**Directions**: Find how many lines in the data below include the word "matplotlib", then write only that number.

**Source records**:
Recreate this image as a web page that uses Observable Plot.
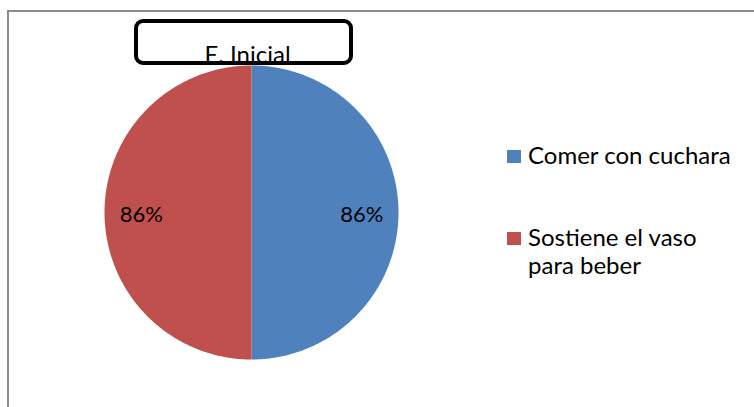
<!DOCTYPE html>
<html>
<head>
<meta charset="utf-8">
<script src="https://cdn.jsdelivr.net/npm/d3@7"></script>
<script src="https://cdn.jsdelivr.net/npm/@observablehq/plot@0.6"></script>
<style>
  body { margin: 0; background: #fff; overflow: hidden; }
  #wrap { position: relative; width: 754px; height: 407px; overflow: hidden; font-family: Lato, "Open Sans", sans-serif; color: #000; }
  #frame { position: absolute; left: 7px; top: 10px; width: 820px; height: 500px; border: 2px solid #8c8c8c; box-sizing: border-box; }
  #chart { position: absolute; left: 0; top: 0; }
  #title { position: absolute; left: 134px; top: 19px; width: 219px; height: 46px; border: 4px solid #000; border-radius: 9px; box-sizing: border-box; }
  #title span { position: absolute; left: 8px; right: 0; bottom: -5px; text-align: center; font-size: 24px; line-height: 1; }
  .leg { position: absolute; font-size: 24px; line-height: 28px; white-space: nowrap; }
  .sw { position: absolute; width: 14px; height: 13px; }
</style>
</head>
<body>
<div id="wrap">
  <div id="frame"></div>
  <div id="chart"></div>
  <div id="title"><span id="titleText"></span></div>
  <div id="legend"></div>
</div>
<script>
const title = "E. Inicial";
const categories = ["Comer con cuchara", "Sostiene el vaso para beber"];
const legendLines = [["Comer con cuchara"], ["Sostiene el vaso", "para beber"]];
const values = [86, 86];
const labels = ["86%", "86%"];
const colors = ["#4F81BD", "#C0504D"];

const arcs = d3.pie().sort(null)(values);
const pts = [];
const lbl = [];
arcs.forEach((a, i) => {
  const cat = categories[i];
  pts.push({cat, x: 0, y: 0});
  const n = 180;
  for (let k = 0; k <= n; k++) {
    const t = a.startAngle + (a.endAngle - a.startAngle) * k / n;
    pts.push({cat, x: Math.sin(t), y: Math.cos(t)});
  }
  pts.push({cat, x: 0, y: 0});
  const m = (a.startAngle + a.endAngle) / 2;
  lbl.push({cat, label: labels[i], x: 0.75 * Math.sin(m), y: 0.75 * Math.cos(m)});
});

const plot = Plot.plot({
  width: 754,
  height: 407,
  margin: 0,
  x: {domain: [-1, 1], range: [104, 398], axis: null},
  y: {domain: [-1, 1], range: [359, 65], axis: null},
  color: {domain: categories, range: colors},
  style: {background: "transparent", fontFamily: "Lato, 'Open Sans', sans-serif"},
  marks: [
    Plot.line(pts, {x: "x", y: "y", z: "cat", fill: "cat", stroke: "none"}),
    Plot.text(lbl, {x: "x", y: "y", text: "label", fontSize: 22, fill: "#000", dy: 2})
  ]
});
document.getElementById("chart").appendChild(plot);
document.getElementById("titleText").textContent = title;

const leg = document.getElementById("legend");
const legTops = [147, 229];
legendLines.forEach((lines, i) => {
  const sw = document.createElement("div");
  sw.className = "sw";
  sw.style.left = "507px";
  sw.style.top = (legTops[i] + 3) + "px";
  sw.style.background = colors[i];
  leg.appendChild(sw);
  const t = document.createElement("div");
  t.className = "leg";
  t.style.left = "528px";
  t.style.top = (legTops[i] - 6) + "px";
  t.innerHTML = lines.join("<br>");
  leg.appendChild(t);
});
</script>
</body>
</html>
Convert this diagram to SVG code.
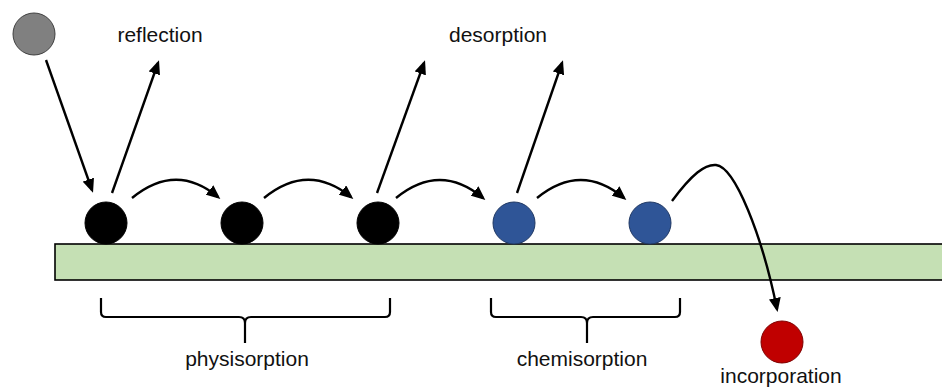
<svg xmlns="http://www.w3.org/2000/svg" width="942" height="387" viewBox="0 0 942 387">
<style>
.lbl{font-family:"Liberation Sans",Arial,sans-serif;font-size:21px;fill:#111;text-anchor:middle}
.con{fill:none;stroke:#000;stroke-width:2.4}
.blk{fill:#000;stroke:#000;stroke-width:1}
.blu{fill:#2f5597;stroke:#1f3864;stroke-width:1}
.brk{fill:none;stroke:#000;stroke-width:2.2}
</style>
<defs>
<marker id="ah" markerUnits="userSpaceOnUse" markerWidth="14" markerHeight="12" refX="11" refY="6" orient="auto">
<path d="M0,0 L14,6 L0,12 z" fill="#000"/>
</marker>
</defs>
<g id="substrate"><rect x="55" y="244" width="890" height="36" fill="#c5e0b4" stroke="#000" stroke-width="1.6"/></g>
<g id="incoming"><circle cx="34" cy="34" r="21" fill="#808080" stroke="#404040" stroke-width="1"/></g>
<g id="p1"><circle class="blk" cx="106" cy="223" r="21"/></g>
<g id="p2"><circle class="blk" cx="242" cy="223" r="21"/></g>
<g id="p3"><circle class="blk" cx="378" cy="223" r="21"/></g>
<g id="c1"><circle class="blu" cx="514" cy="223" r="21"/></g>
<g id="c2"><circle class="blu" cx="650" cy="223" r="21"/></g>
<g id="incorp"><circle cx="782" cy="342" r="21" fill="#c00000" stroke="#7f0000" stroke-width="1"/></g>
<g id="connectors">
<path class="con" marker-end="url(#ah)" d="M46,60 L92,190"/>
<path class="con" marker-end="url(#ah)" d="M112,193 L158,63"/>
<path class="con" marker-end="url(#ah)" d="M377,193 L424,63"/>
<path class="con" marker-end="url(#ah)" d="M517,193 L562,63"/>
<path class="con" marker-end="url(#ah)" d="M132,198 Q176,162 218,197"/>
<path class="con" marker-end="url(#ah)" d="M264,198 Q308,162 351,197"/>
<path class="con" marker-end="url(#ah)" d="M396,198 Q440,162 483,198"/>
<path class="con" marker-end="url(#ah)" d="M537,198 Q581,162 624,198"/>
<path class="con" marker-end="url(#ah)" d="M672,201 C692,174 705,164 716,165 C735,167 762,235 777,309"/>
</g>
<g id="brackets">
<path class="brk" d="M101,298 V312 Q101,317 106,317 H239 Q245,317 245,323 V343 M245,323 Q245,317 251,317 H385 Q390,317 390,312 V298"/>
<path class="brk" d="M491,298 V312 Q491,317 496,317 H581 Q587,317 587,323 V343 M587,323 Q587,317 593,317 H675 Q680,317 680,312 V298"/>
</g>
<g id="labels">
<text class="lbl" x="160" y="42">reflection</text>
<text class="lbl" x="498" y="42">desorption</text>
<text class="lbl" x="247" y="366">physisorption</text>
<text class="lbl" x="582" y="366">chemisorption</text>
<text class="lbl" x="781" y="383">incorporation</text>
</g>
</svg>
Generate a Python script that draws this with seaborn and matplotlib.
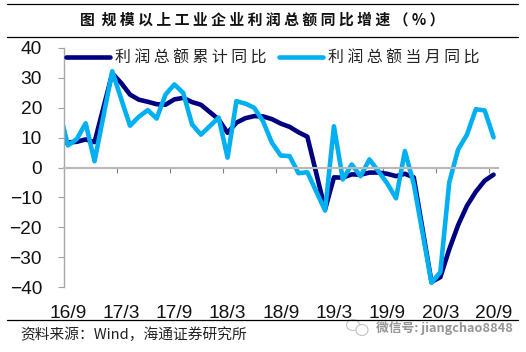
import matplotlib
matplotlib.use("Agg")
import matplotlib.pyplot as plt
from matplotlib.lines import Line2D
from matplotlib.patches import Ellipse
import pandas as pd
import seaborn as sns

# months since 2016/9 (2016/8 is clipped by the axis; January is not reported)
months = [-1, 0, 1, 2, 3, 5, 6, 7, 8, 9, 10, 11, 12, 13, 14, 15,
          17, 18, 19, 20, 21, 22, 23, 24, 25, 26, 27,
          29, 30, 31, 32, 33, 34, 35, 36, 37, 38, 39,
          41, 42, 43, 44, 45, 46, 47, 48]
cumulative = [8.4, 8.4, 8.6, 9.4, 8.5, 31.5, 28.3, 24.4, 22.7, 22.0, 21.2, 21.0, 22.8, 23.3, 21.9, 21.0,
              16.1, 11.6, 15.0, 16.5, 17.2, 17.1, 16.2, 14.7, 13.6, 11.8, 10.3,
              -14.0, -3.3, -3.4, -2.3, -2.4, -1.7, -1.7, -2.1, -2.9, -2.1, -3.3,
              -38.3, -36.7, -27.4, -19.3, -12.8, -8.1, -4.4, -2.4]
monthly = [19.5, 7.4, 9.5, 14.8, 2.1, 32.2, 23.0, 14.0, 17.0, 19.2, 16.4, 24.4, 27.8, 25.0, 14.4, 11.0,
           16.7, 3.3, 22.2, 21.4, 20.0, 15.5, 8.3, 4.0, 3.8, -1.9, -1.6,
           -14.4, 13.8, -4.0, 1.0, -2.9, 2.7, -1.2, -5.3, -10.3, 5.5, -5.5,
           -38.6, -35.0, -5.0, 6.0, 11.0, 19.5, 19.1, 10.1]
x_labels = ["16/9", "17/3", "17/9", "18/3", "18/9", "19/3", "19/9", "20/3", "20/9"]
x_label_pos = [0, 6, 12, 18, 24, 30, 36, 42, 48]
x_tick_pos = [-0.5, 5.5, 11.5, 17.5, 23.5, 29.5, 35.5, 41.5, 47.5]
y_ticks = [-40, -30, -20, -10, 0, 10, 20, 30, 40]
name_a = "利 润 总 额 累 计 同 比"
name_b = "利 润 总 额 当 月 同 比"
title = "图  规 模 以 上 工 业 企 业 利 润 总 额 同 比 增 速 （ % ）"
source = "资料来源：Wind，海通证券研究所"
mark = "微信号: jiangchao8848"

sns.set_theme(style="white")
CJK = ["Noto Sans CJK SC", "DejaVu Sans"]
plt.rcParams["font.family"] = ["Liberation Sans", "Noto Sans CJK SC", "DejaVu Sans"]

W, H = 526, 352
fig = plt.figure(figsize=(W / 100, H / 100), dpi=100)
ax = fig.add_axes([63.5 / W, 1 - 287 / H, 434.5 / W, 239 / H])

df = pd.DataFrame({"m": months * 2,
                   "v": cumulative + monthly,
                   "s": [name_a] * len(months) + [name_b] * len(months)})
sns.lineplot(data=df, x="m", y="v", hue="s", palette=["#000080", "#00B0F0"],
             estimator=None, errorbar=None, linewidth=3.3, ax=ax,
             solid_joinstyle="round", solid_capstyle="round")

ax.set_xlim(-0.5, 48.5)
ax.set_ylim(-40, 40)
ax.set_xlabel("")
ax.set_ylabel("")
ax.set_yticks(y_ticks)
ax.set_xticks(x_tick_pos)
ax.set_xticklabels([])
ax.tick_params(axis="y", length=4.5, width=0.8, color="#a0a0a0", pad=11,
               left=True, labelsize=13.8, labelcolor="#111111")
ax.tick_params(axis="x", length=3.5, width=0.8, color="#808080", bottom=True)
for s in ("top", "right"):
    ax.spines[s].set_visible(False)
ax.spines["bottom"].set_position(("data", 0))
ax.spines["bottom"].set_color("#b8b8b8")
ax.spines["bottom"].set_linewidth(1.5)
ax.spines["left"].set_color("#a8a8a8")
ax.spines["left"].set_linewidth(1.0)

sec = ax.secondary_xaxis("bottom")
sec.set_xticks(x_label_pos, labels=x_labels)
sec.tick_params(length=0, pad=13, labelsize=13.8, labelcolor="#111111")
sec.spines["bottom"].set_visible(False)

handles = [Line2D([], [], color="#000080", lw=3.3, solid_capstyle="round"),
           Line2D([], [], color="#00B0F0", lw=3.3, solid_capstyle="round")]
leg = ax.legend(handles, [name_a, name_b], ncol=2, frameon=False,
                loc="upper left", bbox_to_anchor=(0.002, 1.0), borderaxespad=0, borderpad=0.1,
                handlelength=2.8, handletextpad=0.3, columnspacing=0.75,
                prop={"family": CJK, "size": 11.45})
for t in leg.get_texts():
    t.set_color("#222222")

fig.add_artist(Line2D([7 / W, 518 / W], [1 - 3.5 / H] * 2, color="black", lw=0.9))
fig.add_artist(Line2D([7 / W, 518 / W], [1 - 37 / H] * 2, color="black", lw=0.9))
fig.add_artist(Line2D([7 / W, 518 / W], [1 - 320 / H] * 2, color="black", lw=0.9))

fig.text(262 / W, 1 - 20 / H, title, ha="center", va="center", family=CJK,
         fontsize=10.7, fontweight="bold", color="#111111")
fig.text(20 / W, 1 - 335 / H, source, ha="left", va="center", family=CJK,
         fontsize=10.6, color="#222222")
fig.text(376 / W, 1 - 328 / H, mark, ha="left", va="center", family=CJK,
         fontsize=9.2, fontweight="bold", color="#969696")

fig.add_artist(Ellipse((353 / W, 1 - 325 / H), 13 / W, 11 / H, transform=fig.transFigure,
                       fc="white", ec="#c4c4c4", lw=0.8))
fig.add_artist(Ellipse((362 / W, 1 - 330 / H), 12 / W, 11 / H, transform=fig.transFigure,
                       fc="white", ec="#c4c4c4", lw=0.8))

fig.savefig("out.png", dpi=100)
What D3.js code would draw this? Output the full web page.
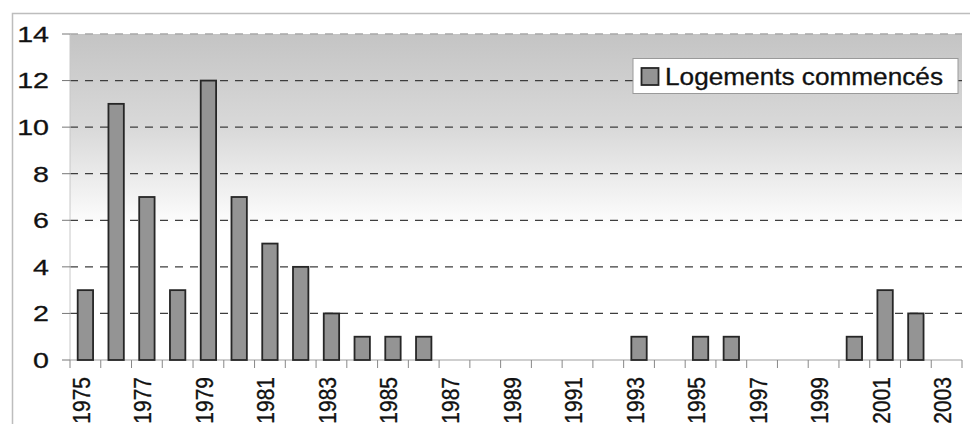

**Exercise solution**: 6